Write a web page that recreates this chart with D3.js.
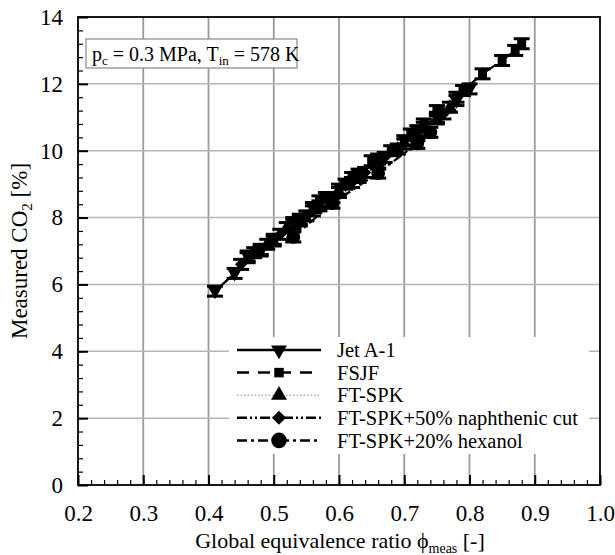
<!DOCTYPE html>
<html><head><meta charset="utf-8">
<script src="https://cdn.jsdelivr.net/npm/d3@7"></script>
<style>body{margin:0;background:#fff}svg{display:block}text{font-family:"Liberation Serif","Times New Roman",serif}</style>
</head><body>
<svg id="c" width="615" height="555"></svg>
<script>
const xTicks = [0.2,0.3,0.4,0.5,0.6,0.7,0.8,0.9,1.0];
const yTicks = [0,2,4,6,8,10,12,14];
const seriesNames = ["Jet A-1","FSJF","FT-SPK","FT-SPK+50% naphthenic cut","FT-SPK+20% hexanol"];
const jetPhi = [0.41,0.44,0.46,0.48,0.50,0.53,0.56,0.58,0.61,0.63,0.66,0.70,0.72,0.75,0.78,0.80];
const jetCO2 = [5.80,6.33,6.85,7.00,7.35,7.80,8.30,8.60,9.00,9.30,9.75,10.30,10.60,11.00,11.50,11.85];
const fsjfPhi = [0.47,0.50,0.53,0.55,0.57,0.60,0.62,0.65,0.68,0.71,0.73,0.75,0.78,0.79,0.82,0.85,0.87,0.88];
const fsjfCO2 = [6.95,7.30,7.85,8.05,8.50,8.85,9.20,9.70,10.00,10.50,10.80,11.20,11.60,11.80,12.30,12.70,13.00,13.20];
const ftPhi = [0.46,0.49,0.52,0.54,0.57,0.60,0.63,0.66,0.69,0.72,0.75,0.77];
const ftCO2 = [6.80,7.20,7.70,7.95,8.35,8.75,9.20,9.60,10.05,10.45,10.95,11.30];
const napPhi = [0.45,0.48,0.51,0.54,0.56,0.59,0.62,0.64,0.67,0.70,0.73,0.76];
const napCO2 = [6.60,7.05,7.50,7.90,8.20,8.60,9.05,9.35,9.80,10.20,10.70,11.10];
const hexPhi = [0.53,0.59,0.66,0.72,0.74];
const hexCO2 = [7.42,8.43,9.33,10.22,10.55];
const errCO2 = 0.15;

const svg = d3.select("#c");
const L=78,R=600,T=17,B=485;
const x = d3.scaleLinear().domain([0.2,1.0]).range([L,R]);
const y = d3.scaleLinear().domain([0,14]).range([B,T]);

// grid
svg.append("g").selectAll("line").data(xTicks.slice(1,-1)).join("line")
  .attr("x1",d=>x(d)).attr("x2",d=>x(d)).attr("y1",T).attr("y2",B)
  .attr("stroke","#9a9a9a").attr("stroke-width",1.8);
svg.append("g").selectAll("line").data(yTicks.slice(1,-1)).join("line")
  .attr("y1",d=>y(d)).attr("y2",d=>y(d)).attr("x1",L).attr("x2",R)
  .attr("stroke","#b5b5b5").attr("stroke-width",1.5);

// axes with inward ticks
const minorX = d3.range(0.2,1.0001,0.02);
const minorY = d3.range(0,14.0001,0.4);
const gx = svg.append("g").attr("transform",`translate(0,${B})`)
  .call(d3.axisBottom(x).tickValues(minorX).tickSize(-5).tickFormat(""));
gx.select(".domain").remove();
gx.selectAll("line").attr("stroke","#000").attr("stroke-width",1.2);
const gx2 = svg.append("g").attr("transform",`translate(0,${B})`)
  .call(d3.axisBottom(x).tickValues(xTicks).tickSize(-10).tickFormat(d3.format(".1f")));
gx2.select(".domain").remove();
gx2.selectAll("line").attr("stroke","#000").attr("stroke-width",2);
gx2.selectAll("text").attr("font-size",23).attr("fill","#000").attr("y",20);

const gy = svg.append("g").attr("transform",`translate(${L},0)`)
  .call(d3.axisLeft(y).tickValues(minorY).tickSize(-5).tickFormat(""));
gy.select(".domain").remove();
gy.selectAll("line").attr("stroke","#000").attr("stroke-width",1.2);
const gy2 = svg.append("g").attr("transform",`translate(${L},0)`)
  .call(d3.axisLeft(y).tickValues(yTicks).tickSize(-10).tickFormat(d3.format("d")));
gy2.select(".domain").remove();
gy2.selectAll("line").attr("stroke","#000").attr("stroke-width",2);
gy2.selectAll("text").attr("font-size",23).attr("fill","#000").attr("x",-15);

svg.append("rect").attr("x",L).attr("y",T).attr("width",R-L).attr("height",B-T)
  .attr("fill","none").attr("stroke","#000").attr("stroke-width",1.8);

// series
const dashes = [null,"12,9","1.5,2","10,3,2,3,2,3","10,4,3,4"];
const symbols = [d3.symbolTriangle,d3.symbolSquare,d3.symbolTriangle,d3.symbolSquare,d3.symbolCircle];
const symSize = [85,80,85,75,150];
const rot = [180,0,0,45,0];
const lw = [2.2,2.2,1,2.2,2.2];
const dataSets = [[jetPhi,jetCO2],[fsjfPhi,fsjfCO2],[ftPhi,ftCO2],[napPhi,napCO2],[hexPhi,hexCO2]];
const line = d3.line().x(d=>x(d[0])).y(d=>y(d[1]));
dataSets.forEach(([px,py],i)=>{
  const pts = px.map((v,k)=>[v,py[k]]);
  const g = svg.append("g");
  g.append("path").attr("d",line(pts)).attr("fill","none").attr("stroke",i==2?"#555":"#000")
    .attr("stroke-width",lw[i]).attr("stroke-dasharray",dashes[i]);
  const e = g.selectAll("g.e").data(pts).join("g");
  e.append("line").attr("x1",d=>x(d[0])).attr("x2",d=>x(d[0]))
    .attr("y1",d=>y(d[1]-errCO2)).attr("y2",d=>y(d[1]+errCO2)).attr("stroke","#000").attr("stroke-width",2);
  [-1,1].forEach(s=>{
    e.append("line").attr("x1",d=>x(d[0])-8).attr("x2",d=>x(d[0])+8)
      .attr("y1",d=>y(d[1]+s*errCO2)).attr("y2",d=>y(d[1]+s*errCO2)).attr("stroke","#000").attr("stroke-width",3);
  });
  e.append("path").attr("d",d3.symbol().type(symbols[i]).size(symSize[i]))
    .attr("transform",d=>`translate(${x(d[0])},${y(d[1])}) rotate(${rot[i]})`).attr("fill","#000");
});

// legend
const lg = svg.append("g");
lg.append("rect").attr("x",229).attr("y",337).attr("width",360).attr("height",117).attr("fill","#fff");
const legSize = [110,90,110,100,190];
seriesNames.forEach((n,i)=>{
  const yy = 350 + i*22.6;
  lg.append("line").attr("x1",237).attr("x2",321).attr("y1",yy).attr("y2",yy)
    .attr("stroke",i==2?"#888":"#000").attr("stroke-width",i==2?1:2.5).attr("stroke-dasharray",dashes[i]);
  lg.append("path").attr("d",d3.symbol().type(symbols[i]).size(legSize[i]))
    .attr("transform",`translate(279,${yy}) rotate(${rot[i]})`).attr("fill","#000");
  lg.append("text").attr("x",337).attr("y",yy).attr("dy","0.35em").attr("font-size",20.5).text(n);
});

// annotation
svg.append("rect").attr("x",86).attr("y",39).attr("width",211).attr("height",29)
  .attr("fill","#fff").attr("stroke","#888").attr("stroke-width",1.2);
const at = svg.append("text").attr("x",92).attr("y",61).attr("font-size",20);
at.append("tspan").text("p");
at.append("tspan").attr("font-size",13).attr("dy",4).text("c");
at.append("tspan").attr("dy",-4).text(" = 0.3 MPa, T");
at.append("tspan").attr("font-size",13).attr("dy",4).text("in");
at.append("tspan").attr("dy",-4).text(" = 578 K");

// axis titles
const xt = svg.append("text").attr("x",340).attr("y",548).attr("text-anchor","middle").attr("font-size",22);
xt.append("tspan").text("Global equivalence ratio \u03d5");
xt.append("tspan").attr("font-size",14).attr("dy",5).text("meas");
xt.append("tspan").attr("dy",-5).text(" [-]");
const yt = svg.append("text").attr("transform","translate(27,251) rotate(-90)").attr("text-anchor","middle").attr("font-size",23);
yt.append("tspan").text("Measured CO");
yt.append("tspan").attr("font-size",15).attr("dy",5).text("2");
yt.append("tspan").attr("dy",-5).text(" [%]");
</script>
</body></html>
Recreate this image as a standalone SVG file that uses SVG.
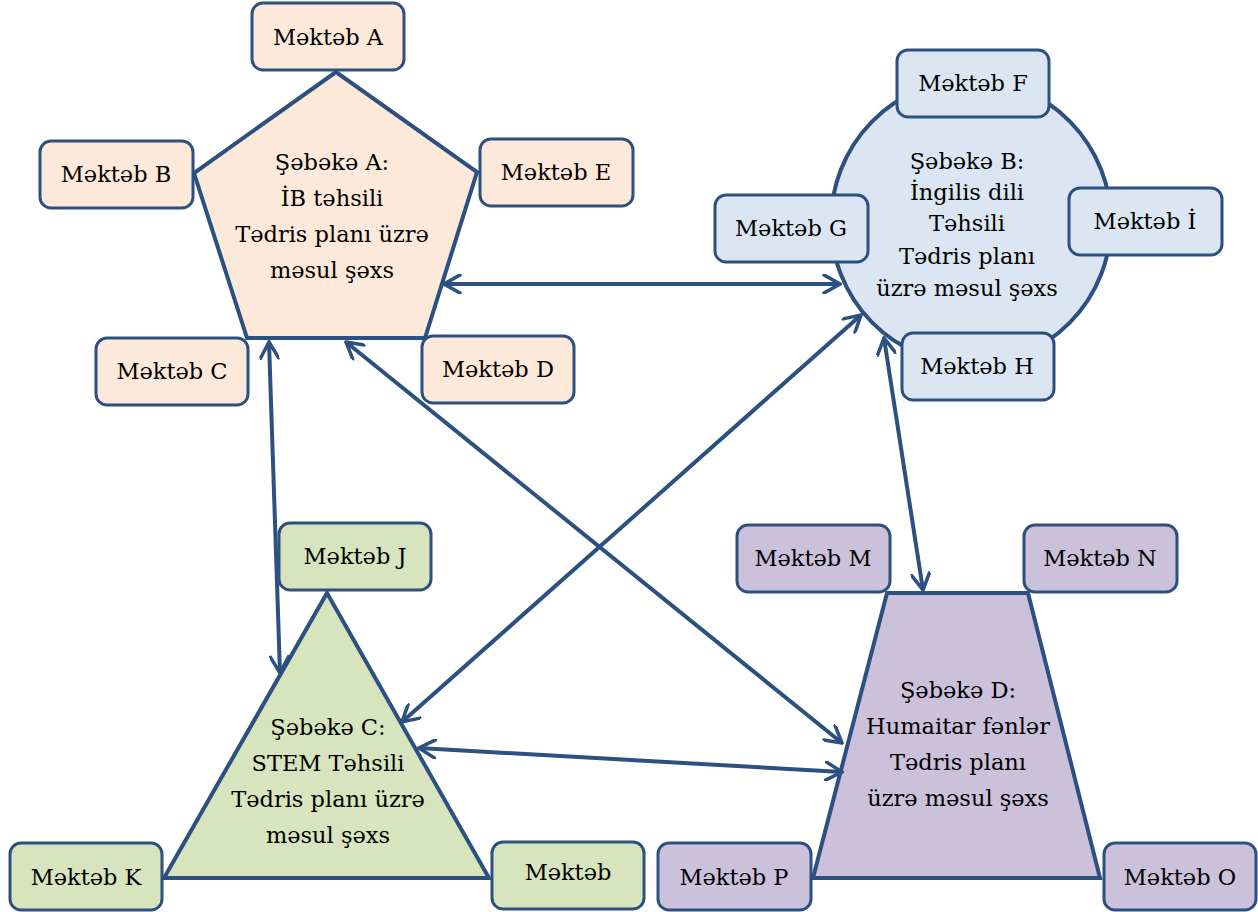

Short task
Write out exactly the opening lines of the data, stopping after the line that holds "const y = d3.scaleLinear().domain([0,14]).range([B,T]);". Exclude pictures.

Task output
Write a web page that recreates this chart with D3.js.
<!DOCTYPE html>
<html><head><meta charset="utf-8">
<script src="https://cdn.jsdelivr.net/npm/d3@7"></script>
<style>body{margin:0;background:#fff}svg{display:block}text{font-family:"Liberation Serif","Times New Roman",serif}</style>
</head><body>
<svg id="c" width="615" height="555"></svg>
<script>
const xTicks = [0.2,0.3,0.4,0.5,0.6,0.7,0.8,0.9,1.0];
const yTicks = [0,2,4,6,8,10,12,14];
const seriesNames = ["Jet A-1","FSJF","FT-SPK","FT-SPK+50% naphthenic cut","FT-SPK+20% hexanol"];
const jetPhi = [0.41,0.44,0.46,0.48,0.50,0.53,0.56,0.58,0.61,0.63,0.66,0.70,0.72,0.75,0.78,0.80];
const jetCO2 = [5.80,6.33,6.85,7.00,7.35,7.80,8.30,8.60,9.00,9.30,9.75,10.30,10.60,11.00,11.50,11.85];
const fsjfPhi = [0.47,0.50,0.53,0.55,0.57,0.60,0.62,0.65,0.68,0.71,0.73,0.75,0.78,0.79,0.82,0.85,0.87,0.88];
const fsjfCO2 = [6.95,7.30,7.85,8.05,8.50,8.85,9.20,9.70,10.00,10.50,10.80,11.20,11.60,11.80,12.30,12.70,13.00,13.20];
const ftPhi = [0.46,0.49,0.52,0.54,0.57,0.60,0.63,0.66,0.69,0.72,0.75,0.77];
const ftCO2 = [6.80,7.20,7.70,7.95,8.35,8.75,9.20,9.60,10.05,10.45,10.95,11.30];
const napPhi = [0.45,0.48,0.51,0.54,0.56,0.59,0.62,0.64,0.67,0.70,0.73,0.76];
const napCO2 = [6.60,7.05,7.50,7.90,8.20,8.60,9.05,9.35,9.80,10.20,10.70,11.10];
const hexPhi = [0.53,0.59,0.66,0.72,0.74];
const hexCO2 = [7.42,8.43,9.33,10.22,10.55];
const errCO2 = 0.15;

const svg = d3.select("#c");
const L=78,R=600,T=17,B=485;
const x = d3.scaleLinear().domain([0.2,1.0]).range([L,R]);
const y = d3.scaleLinear().domain([0,14]).range([B,T]);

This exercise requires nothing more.